Tuesday, February 12, 2013

Business Imperatives in the Era of Analytics


There has been a lot of buzz about Big Data. It is claimed to be the next frontier of innovation, competition and productivity. It is a growing torrent..!! Lets see whether there is dearth of evidence for all these claims. Per a recent research by McKinsey, 30 billion pieces of content are shared on Facebook every month. Around 40% project growth in global data generated per year compared to 5% growth in global IT spending. Approximately $600 billion is the potential annual consumer surplus from using personal location data globally. Around 60% can be the potential increase in retailers’ operating margins possible with big data. Per IBM recent report, 90% of the world’s data was created in last 2-3 years. This is just the tip of the iceberg – of the amount of data we have and the potential it has.


Big Data and analytics actually have been receiving attention for a few years but the reason of discussion is changing. Earlier companies used to think how to get the relevant data and use analytics to make sense of it. Now, companies see that their competitors are exploiting the data and they are left behind. Companies get many advantages from using data and analytics – how they improve in pricing, how they can offer better customer-care, how they can improve in segmentation and how they can optimize inventory management. The key is to focus on the big decisions for which if the companies had better data, better predictive ability, better ability to optimize, they would make revenues/profits. There is no point of mining data where it would not fetch worth revenues or profits.

Key success for exploiting data analytics comes down to three things – data, models and transformation. Data is the creative use of the internal and external data to give a broader view of what is happening in the organisation (e.g. operations, customers, marketing, sales, etc.). Modeling is using this data into workable model that can either help them predict better or allow optimizing better in terms of business. Finally transformation – is about enabling the company to adapt the company to take advantage of this data in models – such as using tools for managing and monitoring. For implementation, companies need to have people who have sense of business as well as understand analytics else they will end up making naïve business decisions. Besides, companies need to focus – meaning do not try to change several things at once rather just try to and focus on 2 or 3 things.

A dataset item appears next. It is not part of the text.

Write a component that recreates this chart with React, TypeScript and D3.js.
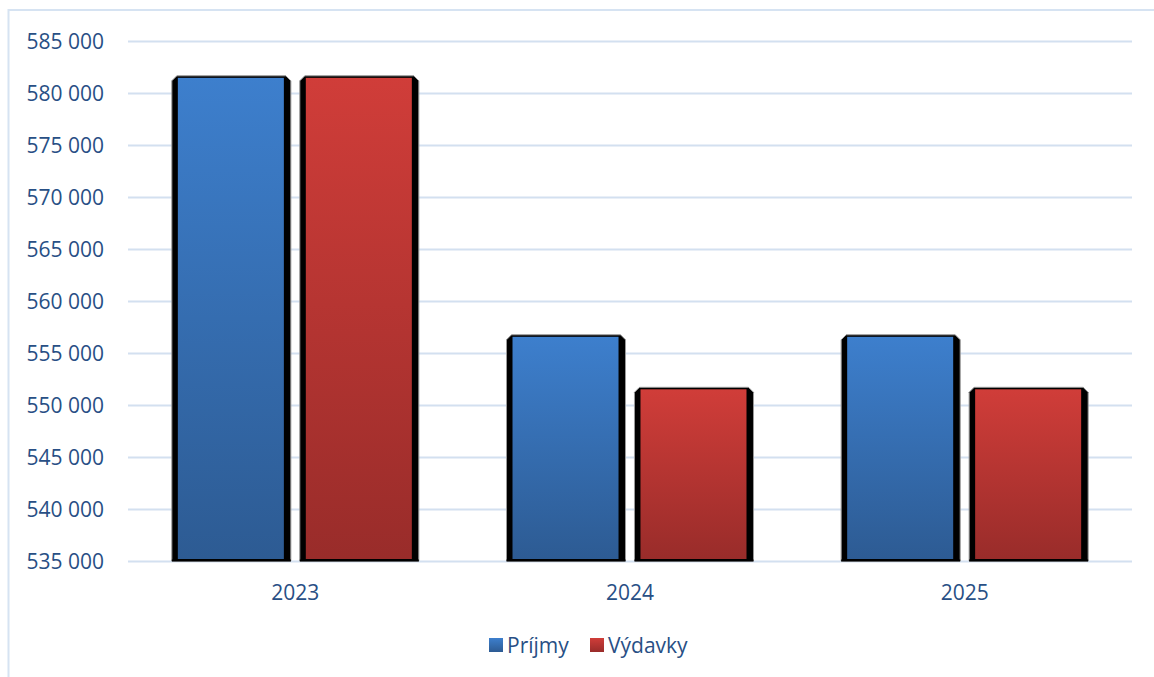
import * as React from 'react'
import { useEffect, useRef } from 'react'
import * as d3 from 'd3'

const years = ['2023', '2024', '2025']
const seriesNames = ['Príjmy', 'Výdavky']
const prijmy = [581650, 556750, 556750]
const vydavky = [581650, 551700, 551700]
const yTicks = [535000, 540000, 545000, 550000, 555000, 560000, 565000, 570000, 575000, 580000, 585000]

const W = 1154
const H = 677
const textColor = '#284f85'
const font = '"Open Sans", "Noto Sans", sans-serif'
const fontSize = 21

export default function App() {
  const svgRef = useRef<SVGSVGElement>(null)

  useEffect(() => {
    if (!svgRef.current) return
    const svg = d3.select(svgRef.current)
    svg.selectAll('*').remove()

    const left = 128
    const right = 1132
    const top = 41
    const bottom = 561

    const y = d3.scaleLinear().domain([535000, 585000]).range([bottom, top])
    const x0 = d3.scaleBand<string>().domain(years).range([left, right])
      .paddingInner(0.262).paddingOuter(0.131)
    const x1 = d3.scaleBand<string>().domain(seriesNames).range([0, x0.bandwidth()])
      .paddingInner(0.07).paddingOuter(0)

    // gradients for bars and legend keys
    const defs = svg.append('defs')
    const grads = [
      { id: 'g-blue', top: '#3d7fcd', bottom: '#2d5b93' },
      { id: 'g-red', top: '#d03d39', bottom: '#992c2a' },
    ]
    grads.forEach(g => {
      const lg = defs.append('linearGradient').attr('id', g.id)
        .attr('x1', 0).attr('y1', 0).attr('x2', 0).attr('y2', 1)
      lg.append('stop').attr('offset', '0%').attr('stop-color', g.top)
      lg.append('stop').attr('offset', '100%').attr('stop-color', g.bottom)
    })

    // chart border
    svg.append('path')
      .attr('d', `M${W},10 H8.5 V${H}`)
      .attr('fill', 'none')
      .attr('stroke', '#d6e3f2')
      .attr('stroke-width', 2)

    // gridlines
    svg.append('g').selectAll('line')
      .data(yTicks)
      .join('line')
      .attr('x1', left).attr('x2', right)
      .attr('y1', d => y(d) + 0.5).attr('y2', d => y(d) + 0.5)
      .attr('stroke', '#d3e0f0')
      .attr('stroke-width', 2)

    // y labels
    svg.append('g').selectAll('text')
      .data(yTicks)
      .join('text')
      .attr('x', 104)
      .attr('y', d => y(d))
      .attr('dy', '0.36em')
      .attr('text-anchor', 'end')
      .attr('fill', textColor)
      .attr('font-family', font)
      .attr('font-size', fontSize)
      .text(d => d3.format(',')(d).replace(/,/g, ' '))

    // bars
    const data = years.map((yr, i) => ({ yr, values: [prijmy[i], vydavky[i]] }))
    const groups = svg.append('g').selectAll('g')
      .data(data)
      .join('g')
      .attr('transform', d => `translate(${x0(d.yr)},0)`)

    groups.each(function (d) {
      const g = d3.select(this)
      d.values.forEach((v, si) => {
        const bx = x1(seriesNames[si]) as number
        const bw = x1.bandwidth()
        const by = y(v)
        const c = 5
        // black bevel body
        g.append('path')
          .attr('d', `M${bx},${bottom} V${by + c} L${bx + c},${by} H${bx + bw - c} L${bx + bw},${by + c} V${bottom} Z`)
          .attr('fill', '#000')
          .attr('stroke', '#9a9a9a')
          .attr('stroke-width', 1)
        g.append('rect')
          .attr('x', bx + 6)
          .attr('y', by + 2)
          .attr('width', bw - 13)
          .attr('height', bottom - 2 - by - 2)
          .attr('fill', si === 0 ? 'url(#g-blue)' : 'url(#g-red)')
        g.append('line')
          .attr('x1', bx).attr('x2', bx + bw)
          .attr('y1', bottom - 0.5).attr('y2', bottom - 0.5)
          .attr('stroke', '#000').attr('stroke-width', 2)
      })
    })

    // x labels
    svg.append('g').selectAll('text')
      .data(years)
      .join('text')
      .attr('x', d => (x0(d) as number) + x0.bandwidth() / 2)
      .attr('y', 592)
      .attr('dy', '0.36em')
      .attr('text-anchor', 'middle')
      .attr('fill', textColor)
      .attr('font-family', font)
      .attr('font-size', fontSize)
      .text(d => d)

    // legend
    const legend = svg.append('g')
    const legendX = [489, 590]
    seriesNames.forEach((name, i) => {
      legend.append('rect')
        .attr('x', legendX[i]).attr('y', 638)
        .attr('width', 14).attr('height', 14)
        .attr('fill', i === 0 ? 'url(#g-blue)' : 'url(#g-red)')
      legend.append('text')
        .attr('x', legendX[i] + 18)
        .attr('y', 645)
        .attr('dy', '0.36em')
        .attr('fill', textColor)
        .attr('font-family', font)
        .attr('font-size', fontSize)
        .text(name)
    })
  }, [])

  return (
    <svg
      ref={svgRef}
      width={W}
      height={H}
      style={{ position: 'absolute', left: 0, top: 0, background: '#fff', display: 'block' }}
    />
  )
}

Analytics can help companies synthesize data into insights – help in key decision-making, thus increasing revenues and profits. In top performing companies, analytics have replaced intuition as the best way to answer questions about what markets to pursue, how to configure and fix price-offerings and how to identify where operations can be made more efficient in response to cost and environment constraints. Many business leaders are anxious to capture the benefits of new intelligence but they need to take analytics the full distance. Top companies are enacting their business analytics and optimization vision, making it possible to operationalize decisions and optimize business performance across the enterprise. To achieve this, they are using various tools, effective governance. Driven by intelligence, companies can better anticipate supply chain constraints and competitors’ countermoves. A focus on driving change – in people, business processes, in organisation structure and management systems – has the greatest impact on achieving breakaway performance.

This is the time when organisations should institutionalise data-driven decision-making rather intuition and harness Big Data. To find the ways that are most appropriate for a given company, leaders need to figure out how the company’s data might address specific business needs. But three of the ways that every organization should think through are:
• Creating a data-driven culture
• Informationalization
• Big data/advanced analytics
Putting data to work requires changes in how companies typically operate when it comes to data. It takes a laser focus on data quality, disciplined data-management, the right talent and a facilitating organizational structure. These are, certainly, the business imperatives if the companies do not wish to be left behind in the era of Big data and analytics.